Comme un air de déjà-vu ?
 
    Continuité agréable à lire, mais qui ne parvient malheureusement pas à se saisir aussi bien de l'univers des Avengers que G.Morrison a pu le faire. Certes, il y a de bonnes idées et des clins d’œil réussis : Pringle on Sea, petit village déserté où se déroule l'intrigue, nous rappelle fortement Bazeley les Flots de l'épisode "Voyage sans retour", tandis que la miniaturisation des individus renvoie évidemment à "Une mission très improbable". Mais le procédé utilisé, relevant davantage du fantastique que de la science fiction, s'éloigne de l'esprit de la série. De plus, le choix scénaristique d'A.Caulfield force à donner un visage et une personnalité à Peter Peel, l'époux disparu de Mrs Peel, et à expliquer sa ressemblance (illusoire) avec Steed. On réalise alors qu'on aurait préféré rester dans l'incertitude et laisser chacun projeter sur lui ce que bon lui semblait (même si la rencontre entre Steed et Mr Peel, qui n'aurait jamais pu se produire autrement, donne lieu à  des interactions intéressantes).
 

    Parlons à présent du visuel : Ian Gibson, illustrateur de comics principalement connu pour ses BD de pure science fiction, présente un style graphique très ancré dans les années 80. Personnages anguleux et traits caricaturaux, on est loin de la subtilité associée à l'esthétique de Chapeau Melon et Bottes de Cuir. Et pourtant, on doit bien admettre que, passées les premières pages, on oublie son coup de crayon quelque peu déstabilisant et on parvient finalement à retrouver l'atmosphère de la série. Le visage de Steed / Patrick McNee est particulièrement reconnaissable sous certains angles, même si le trait est évidemment fortement bédéisé. La ressemblance avec Mrs Peel / Diana Rigg est moins évidente, mais Ian Gibson lui-même a confié avoir eu plus de mal à saisir la douceur de sa physionomie. On retrouve néanmoins dans certaines vignettes le sourire éclatant du personnage ou ses moues adorables.

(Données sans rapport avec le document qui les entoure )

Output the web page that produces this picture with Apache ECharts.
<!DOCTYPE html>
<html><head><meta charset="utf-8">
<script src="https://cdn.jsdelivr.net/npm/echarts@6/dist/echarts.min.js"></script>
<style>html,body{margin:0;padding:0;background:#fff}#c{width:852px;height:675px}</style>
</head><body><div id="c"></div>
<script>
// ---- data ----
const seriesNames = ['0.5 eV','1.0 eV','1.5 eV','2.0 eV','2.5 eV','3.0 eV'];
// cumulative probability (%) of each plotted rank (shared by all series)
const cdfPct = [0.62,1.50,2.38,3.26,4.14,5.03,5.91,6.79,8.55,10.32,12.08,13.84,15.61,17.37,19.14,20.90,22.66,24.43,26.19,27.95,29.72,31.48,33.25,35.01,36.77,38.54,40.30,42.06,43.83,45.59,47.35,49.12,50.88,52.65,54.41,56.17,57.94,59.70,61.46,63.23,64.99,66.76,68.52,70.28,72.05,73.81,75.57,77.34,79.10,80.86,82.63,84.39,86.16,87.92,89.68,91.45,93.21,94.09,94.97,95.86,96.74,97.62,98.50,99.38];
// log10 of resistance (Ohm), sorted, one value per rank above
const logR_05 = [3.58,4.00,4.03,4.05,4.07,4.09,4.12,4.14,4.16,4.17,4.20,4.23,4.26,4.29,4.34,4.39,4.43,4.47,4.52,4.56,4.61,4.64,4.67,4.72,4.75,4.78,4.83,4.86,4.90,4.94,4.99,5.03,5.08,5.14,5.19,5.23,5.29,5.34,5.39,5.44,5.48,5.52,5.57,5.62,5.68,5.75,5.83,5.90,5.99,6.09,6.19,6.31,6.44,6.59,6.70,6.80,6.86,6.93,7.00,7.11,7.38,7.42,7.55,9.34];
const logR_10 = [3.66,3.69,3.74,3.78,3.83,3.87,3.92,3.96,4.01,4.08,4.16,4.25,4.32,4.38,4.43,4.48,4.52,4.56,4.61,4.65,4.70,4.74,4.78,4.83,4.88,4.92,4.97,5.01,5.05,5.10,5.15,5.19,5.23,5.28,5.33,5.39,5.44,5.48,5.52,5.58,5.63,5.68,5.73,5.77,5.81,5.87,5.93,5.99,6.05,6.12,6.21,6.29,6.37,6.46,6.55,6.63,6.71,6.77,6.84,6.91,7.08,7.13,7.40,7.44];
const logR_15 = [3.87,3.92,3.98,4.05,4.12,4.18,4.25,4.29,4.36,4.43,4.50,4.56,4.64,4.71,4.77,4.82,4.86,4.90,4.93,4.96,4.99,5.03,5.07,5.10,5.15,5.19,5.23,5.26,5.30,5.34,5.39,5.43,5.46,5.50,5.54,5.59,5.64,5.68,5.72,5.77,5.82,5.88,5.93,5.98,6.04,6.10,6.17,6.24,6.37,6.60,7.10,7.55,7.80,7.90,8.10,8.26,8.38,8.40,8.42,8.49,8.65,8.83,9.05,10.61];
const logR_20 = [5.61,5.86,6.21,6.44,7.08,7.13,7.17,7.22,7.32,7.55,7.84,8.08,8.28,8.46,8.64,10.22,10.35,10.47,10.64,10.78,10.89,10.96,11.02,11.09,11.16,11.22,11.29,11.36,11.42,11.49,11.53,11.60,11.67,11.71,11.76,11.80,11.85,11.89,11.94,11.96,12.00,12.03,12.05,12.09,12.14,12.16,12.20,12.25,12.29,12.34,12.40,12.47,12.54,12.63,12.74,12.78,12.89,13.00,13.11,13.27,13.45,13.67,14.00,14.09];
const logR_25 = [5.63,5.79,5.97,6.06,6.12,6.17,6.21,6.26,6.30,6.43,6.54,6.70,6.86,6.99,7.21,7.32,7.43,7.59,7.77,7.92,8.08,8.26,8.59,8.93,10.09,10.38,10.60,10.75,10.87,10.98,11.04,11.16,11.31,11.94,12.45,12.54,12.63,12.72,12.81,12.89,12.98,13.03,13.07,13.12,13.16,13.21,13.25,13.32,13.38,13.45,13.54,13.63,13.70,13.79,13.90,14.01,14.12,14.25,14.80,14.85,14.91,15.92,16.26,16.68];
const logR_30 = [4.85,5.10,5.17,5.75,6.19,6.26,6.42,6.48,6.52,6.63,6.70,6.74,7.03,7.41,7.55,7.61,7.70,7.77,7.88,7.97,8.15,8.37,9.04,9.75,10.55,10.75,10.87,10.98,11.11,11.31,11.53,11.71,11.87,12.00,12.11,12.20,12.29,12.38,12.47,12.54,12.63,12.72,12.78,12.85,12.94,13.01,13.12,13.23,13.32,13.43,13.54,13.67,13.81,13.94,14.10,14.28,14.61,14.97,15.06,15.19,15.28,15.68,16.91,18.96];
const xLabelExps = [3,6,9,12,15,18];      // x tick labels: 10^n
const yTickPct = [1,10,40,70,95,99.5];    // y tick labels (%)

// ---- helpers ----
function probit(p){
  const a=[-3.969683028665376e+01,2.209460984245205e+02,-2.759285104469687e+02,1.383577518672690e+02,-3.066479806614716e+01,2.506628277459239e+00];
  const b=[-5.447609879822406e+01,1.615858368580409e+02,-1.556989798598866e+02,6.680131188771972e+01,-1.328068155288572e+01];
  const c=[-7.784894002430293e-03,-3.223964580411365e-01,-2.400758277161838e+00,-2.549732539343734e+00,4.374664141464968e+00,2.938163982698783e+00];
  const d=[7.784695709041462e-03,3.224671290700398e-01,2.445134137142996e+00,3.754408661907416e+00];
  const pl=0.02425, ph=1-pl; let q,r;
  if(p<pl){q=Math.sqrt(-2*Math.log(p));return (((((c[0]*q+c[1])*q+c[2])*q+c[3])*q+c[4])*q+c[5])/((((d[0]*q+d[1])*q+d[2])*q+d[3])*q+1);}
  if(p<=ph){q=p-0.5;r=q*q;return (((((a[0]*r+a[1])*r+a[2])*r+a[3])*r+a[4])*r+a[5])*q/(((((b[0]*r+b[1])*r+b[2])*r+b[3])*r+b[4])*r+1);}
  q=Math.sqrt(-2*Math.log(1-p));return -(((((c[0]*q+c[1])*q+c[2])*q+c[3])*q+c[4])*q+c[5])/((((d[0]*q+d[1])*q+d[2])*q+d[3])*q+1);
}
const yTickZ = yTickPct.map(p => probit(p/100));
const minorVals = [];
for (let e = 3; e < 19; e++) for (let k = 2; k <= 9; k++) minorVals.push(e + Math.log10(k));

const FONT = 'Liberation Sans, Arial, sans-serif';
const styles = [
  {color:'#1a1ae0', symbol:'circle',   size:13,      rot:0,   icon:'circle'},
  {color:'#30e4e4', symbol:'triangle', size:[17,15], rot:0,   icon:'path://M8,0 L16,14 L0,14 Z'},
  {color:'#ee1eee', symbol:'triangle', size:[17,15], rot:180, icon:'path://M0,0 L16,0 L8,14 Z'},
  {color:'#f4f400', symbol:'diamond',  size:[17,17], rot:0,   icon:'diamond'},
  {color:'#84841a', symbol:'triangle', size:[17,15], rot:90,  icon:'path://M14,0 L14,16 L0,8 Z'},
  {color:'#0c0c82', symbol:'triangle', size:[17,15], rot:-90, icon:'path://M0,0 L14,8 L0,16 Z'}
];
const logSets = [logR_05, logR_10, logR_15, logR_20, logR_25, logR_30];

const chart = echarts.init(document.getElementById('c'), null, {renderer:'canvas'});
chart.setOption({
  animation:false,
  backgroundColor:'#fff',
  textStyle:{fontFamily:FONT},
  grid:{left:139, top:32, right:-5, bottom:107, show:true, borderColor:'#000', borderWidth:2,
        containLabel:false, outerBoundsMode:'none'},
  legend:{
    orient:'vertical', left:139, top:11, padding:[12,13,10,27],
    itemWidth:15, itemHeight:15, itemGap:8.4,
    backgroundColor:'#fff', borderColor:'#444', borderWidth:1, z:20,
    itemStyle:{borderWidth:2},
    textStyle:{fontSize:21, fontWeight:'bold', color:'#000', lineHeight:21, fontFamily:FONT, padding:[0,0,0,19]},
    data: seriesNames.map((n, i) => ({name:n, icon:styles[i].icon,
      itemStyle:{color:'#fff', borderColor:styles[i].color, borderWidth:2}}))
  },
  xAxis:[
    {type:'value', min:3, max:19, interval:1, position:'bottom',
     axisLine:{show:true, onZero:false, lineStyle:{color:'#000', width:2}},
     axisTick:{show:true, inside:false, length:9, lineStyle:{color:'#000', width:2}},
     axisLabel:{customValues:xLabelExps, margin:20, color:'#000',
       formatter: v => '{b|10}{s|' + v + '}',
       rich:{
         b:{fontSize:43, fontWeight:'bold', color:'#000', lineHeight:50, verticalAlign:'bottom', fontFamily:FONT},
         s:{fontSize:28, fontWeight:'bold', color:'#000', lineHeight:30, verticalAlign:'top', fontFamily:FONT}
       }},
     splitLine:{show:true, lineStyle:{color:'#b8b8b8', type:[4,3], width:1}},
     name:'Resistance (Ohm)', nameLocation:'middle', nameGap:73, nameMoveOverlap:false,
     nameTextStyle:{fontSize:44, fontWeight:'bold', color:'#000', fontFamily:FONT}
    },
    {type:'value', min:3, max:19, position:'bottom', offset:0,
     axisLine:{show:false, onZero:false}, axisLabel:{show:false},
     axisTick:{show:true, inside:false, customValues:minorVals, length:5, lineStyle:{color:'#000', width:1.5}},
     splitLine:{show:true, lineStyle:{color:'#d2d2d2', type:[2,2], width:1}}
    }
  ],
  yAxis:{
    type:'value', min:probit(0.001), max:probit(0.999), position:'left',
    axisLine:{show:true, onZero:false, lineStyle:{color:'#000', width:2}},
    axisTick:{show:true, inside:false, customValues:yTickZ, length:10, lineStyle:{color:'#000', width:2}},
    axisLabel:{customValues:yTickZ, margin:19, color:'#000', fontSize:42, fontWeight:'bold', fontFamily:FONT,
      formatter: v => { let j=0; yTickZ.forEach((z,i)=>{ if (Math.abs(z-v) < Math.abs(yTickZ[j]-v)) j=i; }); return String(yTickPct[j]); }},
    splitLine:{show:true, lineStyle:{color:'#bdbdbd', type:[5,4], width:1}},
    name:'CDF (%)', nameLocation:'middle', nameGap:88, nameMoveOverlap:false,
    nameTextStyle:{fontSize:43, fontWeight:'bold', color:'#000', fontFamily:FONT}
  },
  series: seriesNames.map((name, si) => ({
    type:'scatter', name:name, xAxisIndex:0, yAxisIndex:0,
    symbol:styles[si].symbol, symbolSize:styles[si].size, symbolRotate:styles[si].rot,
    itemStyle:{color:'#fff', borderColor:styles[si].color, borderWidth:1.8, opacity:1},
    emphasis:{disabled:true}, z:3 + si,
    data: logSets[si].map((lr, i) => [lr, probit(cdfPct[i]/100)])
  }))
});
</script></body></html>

Tara King / Linda Thorson, n'est quant à elle reconnaissable qu'à sa coiffure tandis que le personnage de Mère-Grand, faute d'autorisation pour reproduire le visage de Patrick Newell, a totalement changé d'apparence.
 
 
    On retrouve en revanche avec plaisir les boiseries de l'appartement de Steed, fidèles au décor de la série, ainsi que sa célébrissime Bentley. Les costumes sont également de la partie puisqu'on reconnait certaines tenues portées par Mrs Peel et directement copiées sur la garde-robe conçue par le designer Alun Hughes, auxquelles Ian Gibson ajoute quelques combinaisons de son invention (notamment un emmapeeler immaculé qu'on aurait bien voulu voir un jour à l'écran). 
 
    Notre première grosse déception est que l'édition française, en noir et blanc, ne permet pas de profiter des couleurs vives de l'impression originale, lesquelles facilitaient l'analogie avec les teintes saturées de la série télévisée. Si le choix du noir et blanc permet d'accentuer certains très beaux clair-obscurs, il durcit parfois les traits estampillés très eighties de Ian Gibson. Le second point négatif est que la traduction a été à l'évidence confiée à quelqu'un qui ne maîtrisait que très relativement l'univers des Avengers ou même les références nécessaires à la transposition en français : la célèbre phrase "We're needed / On a besoin de nous" s'en trouve complètement gâchée, et les allusions au jeu du Cluédo, saccagées. C'est bien dommage...
 

En bref : Une des BD les plus réussies parmi celles adaptées des Avengers ! Malgré un graphisme quelque peu déroutant, ce comics a totalement cerné l'atmosphère unique de la série et se l'est totalement réapproprié, particulièrement en ce qui concerne l'intrigue écrite par G.Morrison. Ces deux épisodes présentent en l'outre l'intérêt de nous raconter des midquels, ce qui offre aux fans l'excellent cadeau d'élargir la mythologie de la série et de ses personnages.